De fait, des enseignes indépendantes comme Caractère au Sénégal, Voodoo, 6e Sens ou People Input à Abidjan sont aussi des «clients» sérieux pour les réseaux internationaux. Benoît Pellevoizin, qui dirige aujourd’hui la stratégie de l’agence Sid Lee, a retiré de son expérience africaine avec son employeur précédent, Fred & Farid, une leçon : «Pour réussir en Afrique, il faut y aller sans conditions. Il ne faut être ni afro-pessimiste ni afro-optimiste, mais afro-inconditionnel, il n’y a pas d’autres solutions. Si l’on joue le jeu à fond, ça peut marcher.» Preuve que les chausse-trapes restent nombreuses, Fred & Farid, qui avait tenté de s’implanter à Abidjan avec le budget Orange pour une partie de la région, s’y est cassé les dents.

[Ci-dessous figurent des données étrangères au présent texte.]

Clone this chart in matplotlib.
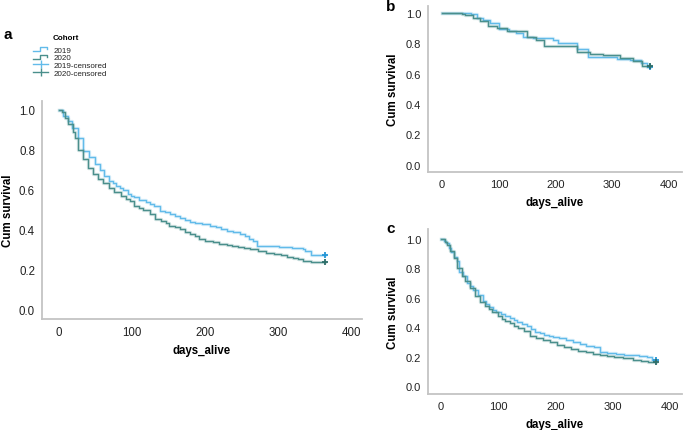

D’autres ne regrettent pas leur expérience africaine, à l’image de Christian Cappe, le fondateur de l’African Cristal Festival, une manifestation créée en 2013 qui rassemble aujourd’hui chaque année à Marrakech 400 festivaliers accrédités. «Il y a une telle volonté d’avancer et d’apprendre qu’on se sent forcément poussés», résume-t-il, enthousiaste.

 



 

 

Havas se développe en Algérie

Le group Havas a annoncé le 16 octobre l'acquisition de 49 % des parts de deux sociétés algériennes : Ganfood, agence de communication globale orientée conseil et création qui devient Havas Creative Alger, et HVS, agence média qui prend le nom d'Havas Media Alger. La première a été créée en 2003 par de jeunes Algériens passionnés de design, de graphisme et de création. Ses clients : Heineken, Peugeot, Sanofi, Lafarge, Société générale, etc. HVS, fondée en 2009, intervient dans le conseil média et l'achat d'espace. Elle dispose aussi d'un portefeuille de clients internationaux et locaux : Lactalis, Emirates, Hygienix, LG, Mango, IFRI, JDE, etc.